Now wherever he might be, the stranger knew their thoughts, so when he came the next time he said to the girl, “Tell your mother I have brought the wood”; and when she looked out in the morning there were several great trees lying in front of the door, roots and branches and all. The old woman was angry, and said, “He might have brought us some wood that we could use instead of whole trees that we can’t split, to litter up the road with brush.” The hunter knew what she said, and the next time he came he brought nothing, and when they looked out in the morning the trees were gone and there was no wood at all, so the old woman had to go after some herself.
Almost every night he came to see the girl, and each time he brought a deer or some other game, but still he always left before daylight.
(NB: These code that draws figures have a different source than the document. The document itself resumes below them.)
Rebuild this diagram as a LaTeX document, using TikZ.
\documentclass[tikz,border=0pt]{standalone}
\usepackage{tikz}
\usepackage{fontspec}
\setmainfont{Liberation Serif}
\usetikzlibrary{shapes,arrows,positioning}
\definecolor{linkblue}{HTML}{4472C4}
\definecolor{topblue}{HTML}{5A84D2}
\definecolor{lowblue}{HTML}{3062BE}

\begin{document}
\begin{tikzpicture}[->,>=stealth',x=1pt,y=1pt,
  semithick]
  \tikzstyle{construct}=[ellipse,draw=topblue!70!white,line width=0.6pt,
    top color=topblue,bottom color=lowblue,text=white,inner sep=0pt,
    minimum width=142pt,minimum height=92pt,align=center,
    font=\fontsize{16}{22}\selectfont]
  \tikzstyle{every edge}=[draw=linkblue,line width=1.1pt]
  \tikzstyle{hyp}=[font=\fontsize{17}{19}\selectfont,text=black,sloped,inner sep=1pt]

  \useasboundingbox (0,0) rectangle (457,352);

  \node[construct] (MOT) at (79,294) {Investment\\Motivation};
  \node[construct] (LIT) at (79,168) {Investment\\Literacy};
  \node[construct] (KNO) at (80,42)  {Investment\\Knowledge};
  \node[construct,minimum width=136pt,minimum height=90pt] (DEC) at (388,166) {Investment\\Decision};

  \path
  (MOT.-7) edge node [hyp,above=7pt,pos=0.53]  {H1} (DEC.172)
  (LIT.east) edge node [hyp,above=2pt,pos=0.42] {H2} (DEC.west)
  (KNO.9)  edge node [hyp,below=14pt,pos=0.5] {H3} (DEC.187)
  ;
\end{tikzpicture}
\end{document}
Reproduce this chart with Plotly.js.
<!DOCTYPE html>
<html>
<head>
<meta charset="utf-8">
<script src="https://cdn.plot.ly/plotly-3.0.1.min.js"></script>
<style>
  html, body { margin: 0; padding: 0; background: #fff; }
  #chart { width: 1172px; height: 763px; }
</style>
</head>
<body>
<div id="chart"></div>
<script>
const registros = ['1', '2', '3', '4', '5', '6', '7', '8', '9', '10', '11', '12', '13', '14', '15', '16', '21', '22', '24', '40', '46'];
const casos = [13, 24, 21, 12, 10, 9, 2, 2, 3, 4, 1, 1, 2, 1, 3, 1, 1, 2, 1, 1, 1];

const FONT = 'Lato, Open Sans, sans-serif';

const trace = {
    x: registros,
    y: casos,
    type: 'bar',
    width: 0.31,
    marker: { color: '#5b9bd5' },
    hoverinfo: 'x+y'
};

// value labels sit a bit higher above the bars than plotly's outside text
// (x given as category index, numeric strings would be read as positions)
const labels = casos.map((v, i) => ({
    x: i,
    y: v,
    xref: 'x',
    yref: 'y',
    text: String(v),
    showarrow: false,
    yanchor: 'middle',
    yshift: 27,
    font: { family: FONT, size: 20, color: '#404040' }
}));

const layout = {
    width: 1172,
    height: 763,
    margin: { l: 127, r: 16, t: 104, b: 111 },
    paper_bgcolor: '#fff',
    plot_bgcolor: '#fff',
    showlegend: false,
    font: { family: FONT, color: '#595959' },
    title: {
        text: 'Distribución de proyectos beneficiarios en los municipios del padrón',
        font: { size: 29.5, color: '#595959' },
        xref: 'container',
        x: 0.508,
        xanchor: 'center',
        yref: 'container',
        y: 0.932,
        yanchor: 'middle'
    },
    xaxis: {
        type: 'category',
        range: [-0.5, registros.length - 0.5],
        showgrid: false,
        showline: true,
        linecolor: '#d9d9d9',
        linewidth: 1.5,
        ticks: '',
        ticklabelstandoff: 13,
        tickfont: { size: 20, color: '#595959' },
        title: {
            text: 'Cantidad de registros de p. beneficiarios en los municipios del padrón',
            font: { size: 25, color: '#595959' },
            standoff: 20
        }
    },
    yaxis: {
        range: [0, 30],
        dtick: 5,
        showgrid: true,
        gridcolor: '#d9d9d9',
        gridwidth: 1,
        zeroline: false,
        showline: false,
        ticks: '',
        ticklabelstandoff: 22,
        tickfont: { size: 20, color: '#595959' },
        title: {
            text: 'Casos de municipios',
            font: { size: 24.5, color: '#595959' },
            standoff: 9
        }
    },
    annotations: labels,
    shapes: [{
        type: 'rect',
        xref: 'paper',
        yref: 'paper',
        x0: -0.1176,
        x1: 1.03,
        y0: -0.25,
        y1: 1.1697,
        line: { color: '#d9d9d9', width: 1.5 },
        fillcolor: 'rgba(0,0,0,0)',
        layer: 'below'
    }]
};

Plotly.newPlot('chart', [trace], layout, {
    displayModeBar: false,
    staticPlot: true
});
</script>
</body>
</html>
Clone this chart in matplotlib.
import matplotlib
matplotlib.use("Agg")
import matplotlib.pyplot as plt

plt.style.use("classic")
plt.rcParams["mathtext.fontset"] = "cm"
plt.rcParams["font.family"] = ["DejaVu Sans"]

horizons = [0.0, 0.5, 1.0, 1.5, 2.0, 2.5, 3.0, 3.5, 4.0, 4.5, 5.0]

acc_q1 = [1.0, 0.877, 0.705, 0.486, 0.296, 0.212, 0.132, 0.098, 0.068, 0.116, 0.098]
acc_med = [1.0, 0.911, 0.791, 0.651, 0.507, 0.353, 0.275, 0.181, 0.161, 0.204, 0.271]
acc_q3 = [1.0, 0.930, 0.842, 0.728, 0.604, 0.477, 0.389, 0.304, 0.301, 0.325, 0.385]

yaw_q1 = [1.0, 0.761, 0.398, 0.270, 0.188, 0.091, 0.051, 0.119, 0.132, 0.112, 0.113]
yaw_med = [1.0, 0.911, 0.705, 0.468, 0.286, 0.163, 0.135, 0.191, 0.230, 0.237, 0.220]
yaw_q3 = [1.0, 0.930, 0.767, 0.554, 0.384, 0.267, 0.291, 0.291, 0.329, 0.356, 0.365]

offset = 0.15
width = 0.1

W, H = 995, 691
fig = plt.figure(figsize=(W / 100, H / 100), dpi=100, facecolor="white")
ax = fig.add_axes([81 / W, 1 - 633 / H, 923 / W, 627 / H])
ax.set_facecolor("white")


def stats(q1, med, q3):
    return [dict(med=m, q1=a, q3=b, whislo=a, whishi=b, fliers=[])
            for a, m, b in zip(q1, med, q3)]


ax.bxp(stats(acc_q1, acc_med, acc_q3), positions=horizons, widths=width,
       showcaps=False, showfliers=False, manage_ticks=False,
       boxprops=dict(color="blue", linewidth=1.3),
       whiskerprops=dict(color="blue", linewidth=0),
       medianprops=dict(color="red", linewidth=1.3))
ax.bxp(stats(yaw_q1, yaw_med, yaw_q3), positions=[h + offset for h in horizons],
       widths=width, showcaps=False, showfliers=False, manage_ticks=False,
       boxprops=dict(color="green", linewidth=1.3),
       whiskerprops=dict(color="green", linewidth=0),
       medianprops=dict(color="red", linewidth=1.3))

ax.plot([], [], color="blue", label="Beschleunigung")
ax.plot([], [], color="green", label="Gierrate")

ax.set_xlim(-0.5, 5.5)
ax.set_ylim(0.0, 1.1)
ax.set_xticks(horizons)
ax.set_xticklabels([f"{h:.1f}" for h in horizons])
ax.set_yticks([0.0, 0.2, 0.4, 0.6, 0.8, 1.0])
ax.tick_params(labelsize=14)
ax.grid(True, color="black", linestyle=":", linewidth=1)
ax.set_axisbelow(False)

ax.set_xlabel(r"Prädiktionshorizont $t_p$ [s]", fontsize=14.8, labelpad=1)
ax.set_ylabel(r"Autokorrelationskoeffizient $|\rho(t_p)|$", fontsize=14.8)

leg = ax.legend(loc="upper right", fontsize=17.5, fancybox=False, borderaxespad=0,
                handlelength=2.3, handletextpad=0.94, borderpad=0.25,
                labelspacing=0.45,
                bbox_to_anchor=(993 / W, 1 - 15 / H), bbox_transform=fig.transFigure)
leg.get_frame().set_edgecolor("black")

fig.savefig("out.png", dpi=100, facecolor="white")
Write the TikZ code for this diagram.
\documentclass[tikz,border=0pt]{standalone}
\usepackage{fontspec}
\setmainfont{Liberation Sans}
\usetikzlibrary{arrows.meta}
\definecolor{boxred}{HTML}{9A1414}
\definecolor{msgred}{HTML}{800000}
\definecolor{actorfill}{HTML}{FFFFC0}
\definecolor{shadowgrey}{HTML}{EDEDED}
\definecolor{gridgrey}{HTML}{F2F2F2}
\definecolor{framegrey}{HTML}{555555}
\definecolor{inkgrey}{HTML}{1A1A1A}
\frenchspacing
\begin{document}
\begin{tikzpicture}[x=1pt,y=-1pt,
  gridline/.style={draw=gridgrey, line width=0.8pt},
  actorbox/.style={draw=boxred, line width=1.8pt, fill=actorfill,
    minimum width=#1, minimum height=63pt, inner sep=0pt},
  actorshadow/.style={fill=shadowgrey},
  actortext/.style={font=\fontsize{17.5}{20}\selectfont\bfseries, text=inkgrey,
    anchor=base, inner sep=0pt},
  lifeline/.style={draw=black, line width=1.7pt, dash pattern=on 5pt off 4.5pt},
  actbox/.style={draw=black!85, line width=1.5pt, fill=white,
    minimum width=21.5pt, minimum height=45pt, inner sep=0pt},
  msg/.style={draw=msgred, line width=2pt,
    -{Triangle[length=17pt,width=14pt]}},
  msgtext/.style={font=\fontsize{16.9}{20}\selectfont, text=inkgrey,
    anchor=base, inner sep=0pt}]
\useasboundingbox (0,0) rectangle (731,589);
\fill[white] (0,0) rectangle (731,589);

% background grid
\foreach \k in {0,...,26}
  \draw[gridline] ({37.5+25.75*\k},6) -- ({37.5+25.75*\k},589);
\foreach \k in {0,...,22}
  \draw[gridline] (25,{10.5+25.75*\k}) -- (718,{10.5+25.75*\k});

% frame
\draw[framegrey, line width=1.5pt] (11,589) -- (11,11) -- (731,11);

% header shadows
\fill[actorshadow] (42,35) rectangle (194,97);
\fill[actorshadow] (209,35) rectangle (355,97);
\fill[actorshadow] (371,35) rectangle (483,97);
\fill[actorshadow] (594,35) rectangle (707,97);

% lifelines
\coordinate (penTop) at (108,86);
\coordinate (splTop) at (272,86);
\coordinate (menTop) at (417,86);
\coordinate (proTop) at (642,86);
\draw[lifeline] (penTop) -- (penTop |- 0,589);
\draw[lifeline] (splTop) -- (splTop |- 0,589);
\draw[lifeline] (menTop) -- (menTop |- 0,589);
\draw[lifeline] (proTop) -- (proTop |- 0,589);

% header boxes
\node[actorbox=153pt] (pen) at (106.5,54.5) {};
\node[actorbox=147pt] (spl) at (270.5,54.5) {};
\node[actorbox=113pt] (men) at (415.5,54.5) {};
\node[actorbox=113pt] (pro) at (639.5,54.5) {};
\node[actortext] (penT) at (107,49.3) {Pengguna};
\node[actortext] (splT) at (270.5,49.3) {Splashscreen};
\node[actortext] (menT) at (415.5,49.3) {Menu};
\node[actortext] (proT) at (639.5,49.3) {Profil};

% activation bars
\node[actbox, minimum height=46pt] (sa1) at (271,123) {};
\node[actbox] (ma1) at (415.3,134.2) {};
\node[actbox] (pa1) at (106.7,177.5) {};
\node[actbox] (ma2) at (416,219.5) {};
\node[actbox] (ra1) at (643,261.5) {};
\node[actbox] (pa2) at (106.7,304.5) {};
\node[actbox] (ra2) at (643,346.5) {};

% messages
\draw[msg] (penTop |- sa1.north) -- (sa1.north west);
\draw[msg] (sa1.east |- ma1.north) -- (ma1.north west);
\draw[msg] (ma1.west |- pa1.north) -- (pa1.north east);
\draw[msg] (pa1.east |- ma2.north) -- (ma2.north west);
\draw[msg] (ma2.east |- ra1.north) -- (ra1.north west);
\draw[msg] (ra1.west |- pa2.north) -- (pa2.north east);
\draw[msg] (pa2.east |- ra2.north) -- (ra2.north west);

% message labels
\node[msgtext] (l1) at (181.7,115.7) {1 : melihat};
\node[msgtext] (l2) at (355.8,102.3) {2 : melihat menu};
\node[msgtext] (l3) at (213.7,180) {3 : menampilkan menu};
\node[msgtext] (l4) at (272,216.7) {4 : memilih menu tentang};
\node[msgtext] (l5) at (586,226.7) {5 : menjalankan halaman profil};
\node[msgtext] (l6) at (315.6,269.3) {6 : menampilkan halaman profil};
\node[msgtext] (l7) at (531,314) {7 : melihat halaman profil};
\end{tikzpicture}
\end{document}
At last her mother said to her, “Your husband always leaves before daylight. Why don’t he wait? I want to see what kind of a son-in-law I have.” When the girl told this to her husband he said he could not let the old woman see him, because the sight would frighten her. “She wants to see you, anyhow,” said the girl, and began to cry, until at last he had to consent, but warned her that her mother must not say that he looked frightful (usga’së`ti’yu).
The next morning he did not leave so early, but stayed in the âsï, and when it was daylight the girl went out and told her mother. The old woman came and looked in, and there she saw a great giant, with long slanting eyes (tsul`kälû’), lying doubled up on the floor, with his head against the rafters in the left-hand corner at the back, and his toes scraping the roof in the right-hand corner by the door. She gave only one look and ran back to the house, crying, Usga’së`ti’yu! Usga’së`ti’yu!
Tsul`kälû’ was terribly angry. He untwisted himself and came out of the âsï, and said good-bye to the girl, telling her that he would never let her mother see him again, but would go back to his own country. Then he went off in the direction of Tsunegûñ’yï.